In England, police said nearly 500 people had been arrested for suspected involvement in the riots and a judge in Liverpool, northwest England, jailed several more people for their role.
The unrest, which began with a knife attack on July 29 that killed three children, has seen mosques and immigrant-related facilities attacked along with police and other targets.
Authorities have blamed misinformation spread on social media about the suspected perpetrator for fuelling the unrest.
Protests against racism
“It's important that we don't stop here,” Starmer told reporters as he visited a mosque and met community leaders in Solihull, western England.
Starmer attributed the easing of overnight unrest to “the deployment of large numbers of police officers in the right places, giving communities peace of mind”.
Wednesday night passed largely peacefully.
Instead of the far-right gatherings at dozens of sites linked to immigrant support services that police had been preparing for, thousands of anti-racism and anti-fascism protesters staged peaceful demonstrations.
They gathered in cities such as London, Birmingham, Bristol, Liverpool and Newcastle.
“Whose streets?
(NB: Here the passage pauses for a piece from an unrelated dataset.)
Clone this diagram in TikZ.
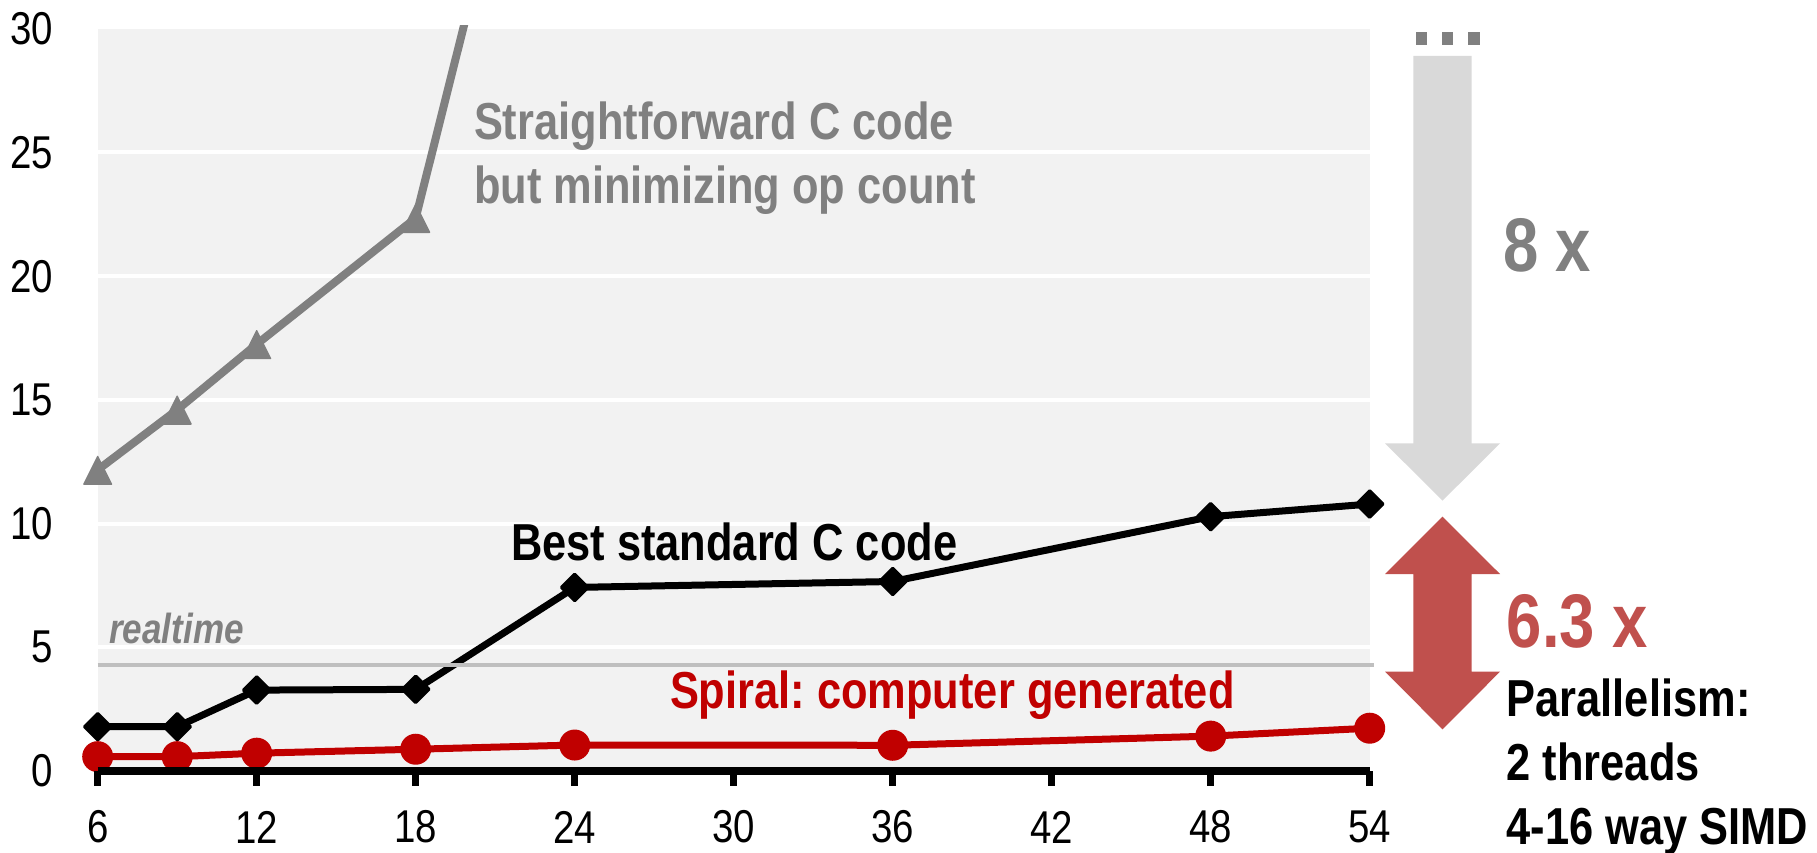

Our streets!” chanted thousands of people in Walthamstow, north-east London, where hundreds of pro-Palestine supporters joined the demonstration under a heavy police presence.
In a post on X, London Mayor Sadiq Khan thanked “thousands of Londoners who came out last night to protest against racism” as well as the “heroic police force working to keep Londoners safe.”
Although the incident in Walthamstow passed off peacefully, the capital's Metropolitan Police said on Thursday that its officers were “urgently” investigating a video filmed there.
In it, a now-suspended Labour councillor told the crowd that far-right rioters needed to have their “throats cut”.
London's Metropolitan Police later released a statement saying a man in his 50s had been arrested.
'Thugs and criminals'
The UK government has put 6,000 specialist police officers on standby across England to deal with potential flashpoints after far-right social media channels called for a number of immigration-related sites to be targeted.
Metropolitan Police Chief Mark Rowley, who ordered thousands of officers onto the streets of the capital on Wednesday, praised the police's “show of strength” and “demonstration of community unity”.
Rowley said there had been a small number of arrests due to “some local criminals” engaging in anti-social behaviour in some places, but that fears of “far-right disorder” had been allayed.
The National Police Chiefs' Council announced on Thursday that 483 people had been arrested since the troubles erupted on July 30 and that 149 charges had been laid.
That number “will continue to increase significantly,” the police force said.
London police said Thursday that officers had made 10 more arrests overnight, a week after protests outside Downing Street in Westminster turned violent.
Rowley, who took part in the dawn raids, said those arrested “are not protesters, nor are they patriots or decent citizens.”
“They are thugs and criminals,” he said, adding that most had previous convictions for weapons possession, violence, drugs and other serious crimes.
After courts began handing down jail sentences for offenders linked to the unrest on Wednesday, more defendants appeared in the dock for a second day across the country.
The riots erupted after three girls, aged nine, seven and six, were killed and five boys seriously injured during a knife attack at a Taylor Swift-themed dance class in Southport, north-west England.
False reports on the Internet had suggested the suspect was an illegal immigrant and a Muslim.
The suspect was later identified as 17-year-old Axel Rudakubana, born in Wales. British media reported that his parents are from Rwanda, a Christian-majority country.
The unrest, the worst in Britain since the 2011 London riots, has prompted several countries to issue travel warnings for the UK.